Stukje van het wegennetwerk van de Inca’s
Het indrukwekkendste overblijfsel van Ingapirca is de Tempel van de Zon. Het is een ellipsvormig bouwwerk, gebouwd om een rots heen. Hier zie je de kenmerkende bouwstijl van de Inca’s terug, met de opeengestapelde stenen in verschillende vormen die zonder metselwerk op elkaar blijven liggen (ook tijdens aardbevingen). Je kunt het door de regen niet zo goed zien, maar de meeste stenen hebben een groenige glans door het hoge kopergehalte in het lokale gesteente.

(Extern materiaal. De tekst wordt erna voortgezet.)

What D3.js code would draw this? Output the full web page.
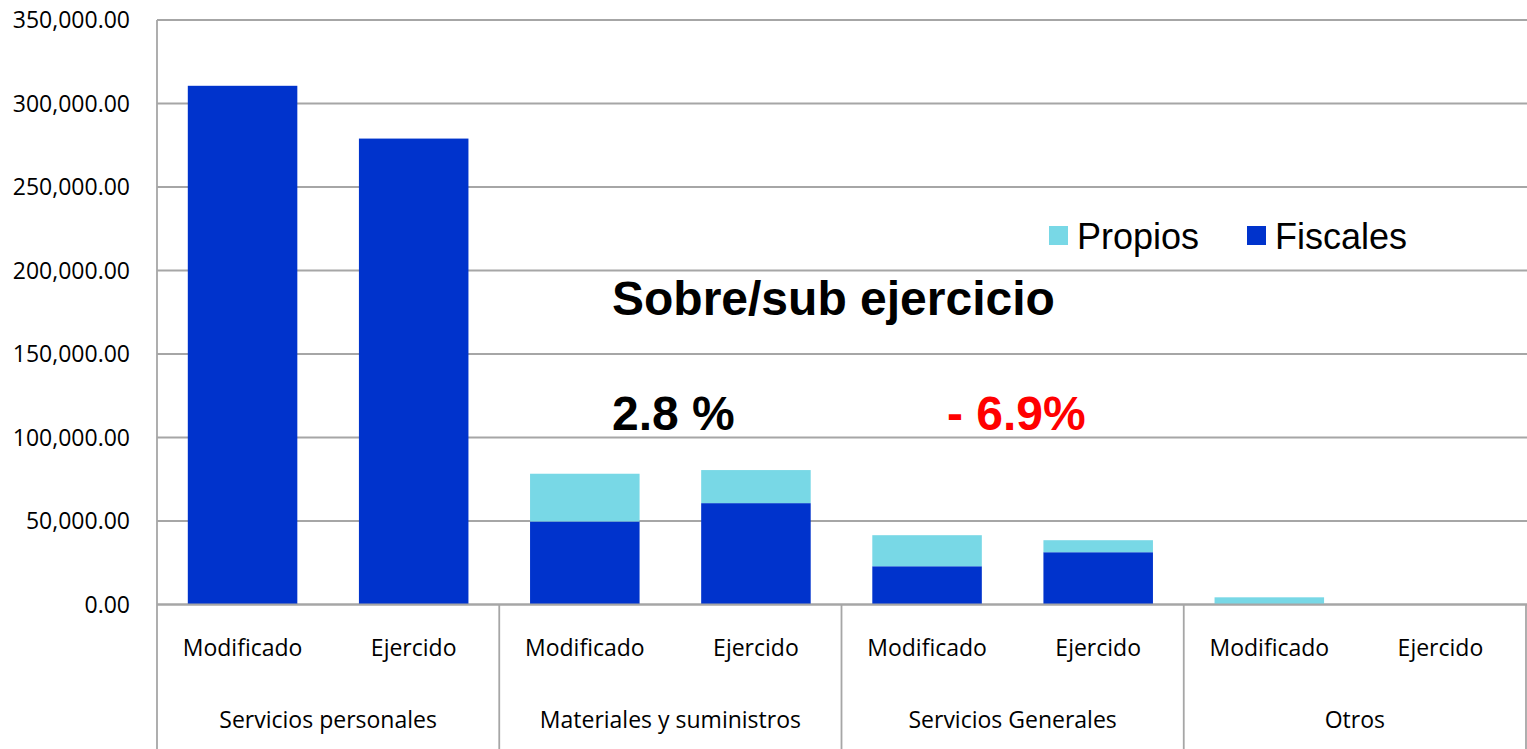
<!DOCTYPE html>
<html lang="es">
<head>
  <meta charset="UTF-8">
  <title>Sobre/sub ejercicio</title>
  <style>
    body { margin: 0; background: #fff; }
    .tick-label { font-family: "Open Sans", sans-serif; font-size: 23px; fill: #000; }
    .cat-label { font-family: "Open Sans", sans-serif; font-size: 23px; fill: #000; }
    .legend-label { font-family: "Liberation Sans", Arial, sans-serif; font-size: 36px; fill: #000; }
    .note { font-family: "Liberation Sans", Arial, sans-serif; font-size: 48px; font-weight: bold; }
  </style>
</head>
<body>
  <div id="chart"></div>
  <script src="https://d3js.org/d3.v7.min.js"></script>
  <script>
    // chart values
    const groups = ["Servicios personales", "Materiales y suministros", "Servicios Generales", "Otros"];
    const subs = ["Modificado", "Ejercido"];
    const fiscales = [310600, 279000, 49700, 60700, 22900, 31300, 0, 250];
    const propios = [0, 0, 28600, 19800, 18600, 7200, 4300, 0];
    const yTicks = [0, 50000, 100000, 150000, 200000, 250000, 300000, 350000];
    const seriesNames = ["Propios", "Fiscales"];

    const width = 1527, height = 749;
    const plotLeft = 157, plotRight = 1526, plotTop = 20, plotBottom = 604.5;

    const colors = { Fiscales: "#0033cc", Propios: "#78d8e6" };
    const gridColor = "#a6a6a6";

    const svg = d3.select("#chart").append("svg")
      .attr("width", width)
      .attr("height", height);

    // one row per bar
    const rows = [];
    groups.forEach((g, gi) => {
      subs.forEach((s, si) => {
        const i = gi * subs.length + si;
        rows.push({ key: i, group: g, sub: s, Fiscales: fiscales[i], Propios: propios[i] });
      });
    });

    const x = d3.scaleBand()
      .domain(rows.map(d => d.key))
      .range([plotLeft, plotRight])
      .paddingInner(0.36)
      .paddingOuter(0.18);

    const xGroup = d3.scaleBand()
      .domain(groups)
      .range([plotLeft, plotRight]);

    const y = d3.scaleLinear()
      .domain([0, 350000])
      .range([plotBottom, plotTop]);

    // gridlines
    svg.append("g")
      .selectAll("line")
      .data(yTicks)
      .join("line")
      .attr("x1", plotLeft)
      .attr("x2", width)
      .attr("y1", d => y(d))
      .attr("y2", d => y(d))
      .attr("stroke", gridColor)
      .attr("stroke-width", 1.8);

    // y tick labels
    const fmt = d3.format(",.2f");
    svg.append("g")
      .selectAll("text")
      .data(yTicks)
      .join("text")
      .attr("class", "tick-label")
      .attr("x", 130)
      .attr("y", d => y(d))
      .attr("dy", "0.36em")
      .attr("text-anchor", "end")
      .text(d => fmt(d));

    // stacked bars
    const stack = d3.stack().keys(["Fiscales", "Propios"]);
    const layers = stack(rows);

    svg.append("g")
      .selectAll("g")
      .data(layers)
      .join("g")
      .attr("fill", d => colors[d.key])
      .selectAll("rect")
      .data(d => d)
      .join("rect")
      .attr("x", d => x(d.data.key))
      .attr("width", x.bandwidth())
      .attr("y", d => y(d[1]))
      .attr("height", d => Math.max(0, y(d[0]) - y(d[1])));

    // axis lines
    svg.append("line")
      .attr("x1", plotLeft).attr("x2", plotLeft)
      .attr("y1", plotTop).attr("y2", height)
      .attr("stroke", gridColor).attr("stroke-width", 1.8);

    svg.append("g")
      .selectAll("line")
      .data(groups)
      .join("line")
      .attr("x1", d => xGroup(d) + xGroup.bandwidth())
      .attr("x2", d => xGroup(d) + xGroup.bandwidth())
      .attr("y1", plotBottom)
      .attr("y2", height)
      .attr("stroke", gridColor)
      .attr("stroke-width", 1.8);

    svg.append("line")
      .attr("x1", plotLeft).attr("x2", width)
      .attr("y1", plotBottom).attr("y2", plotBottom)
      .attr("stroke", gridColor).attr("stroke-width", 1.8);

    // category labels
    svg.append("g")
      .selectAll("text")
      .data(rows)
      .join("text")
      .attr("class", "cat-label")
      .attr("x", d => x(d.key) + x.bandwidth() / 2)
      .attr("y", 656)
      .attr("text-anchor", "middle")
      .text(d => d.sub);

    svg.append("g")
      .selectAll("text")
      .data(groups)
      .join("text")
      .attr("class", "cat-label")
      .attr("x", d => xGroup(d) + xGroup.bandwidth() / 2)
      .attr("y", 728)
      .attr("text-anchor", "middle")
      .text(d => d);

    // legend
    const legendX = [1049, 1247];
    const legend = svg.append("g")
      .selectAll("g")
      .data(seriesNames)
      .join("g")
      .attr("transform", (d, i) => `translate(${legendX[i]},226)`);

    legend.append("rect")
      .attr("width", 19)
      .attr("height", 19)
      .attr("fill", d => colors[d]);

    legend.append("text")
      .attr("class", "legend-label")
      .attr("x", 28)
      .attr("y", 23)
      .text(d => d);

    // annotations
    svg.append("text")
      .attr("class", "note")
      .attr("x", 612)
      .attr("y", 315)
      .attr("fill", "#000")
      .text("Sobre/sub ejercicio");

    svg.append("text")
      .attr("class", "note")
      .attr("x", 612)
      .attr("y", 430)
      .attr("fill", "#000")
      .text("2.8 %");

    svg.append("text")
      .attr("class", "note")
      .attr("x", 947)
      .attr("y", 430)
      .attr("fill", "#ff0000")
      .text("- 6.9%");
  </script>
</body>
</html>
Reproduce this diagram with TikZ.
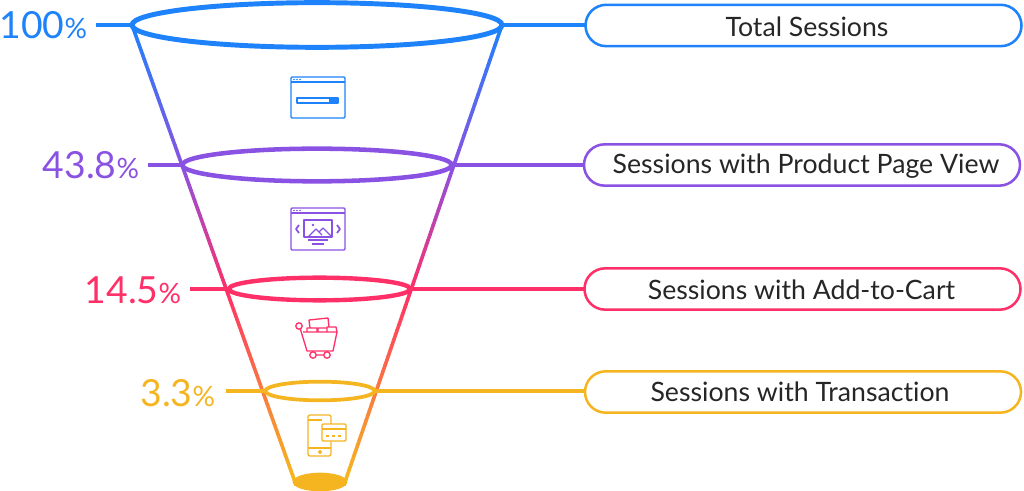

Typische Inca-bouwstijl: blokken zonder metselwerk en trapeziumvormige nissen
Na 40 minuten is de rondleiding klaar. Het regent nog steeds, en ik ben inmiddels zo koud en nat dat ik geen zin meer heb om buiten rond te lopen. Gelukkig zijn er bij de ingang een paar eettentjes, waar zelfs de open haard aan is gegaan. Ik bestel er een verwarmende kippensoep. De bus die ons vanochtend weg bracht vertrekt om 13.15 uur weer terug naar Cuenca, en ik ben de eerste die weer aan boord zit.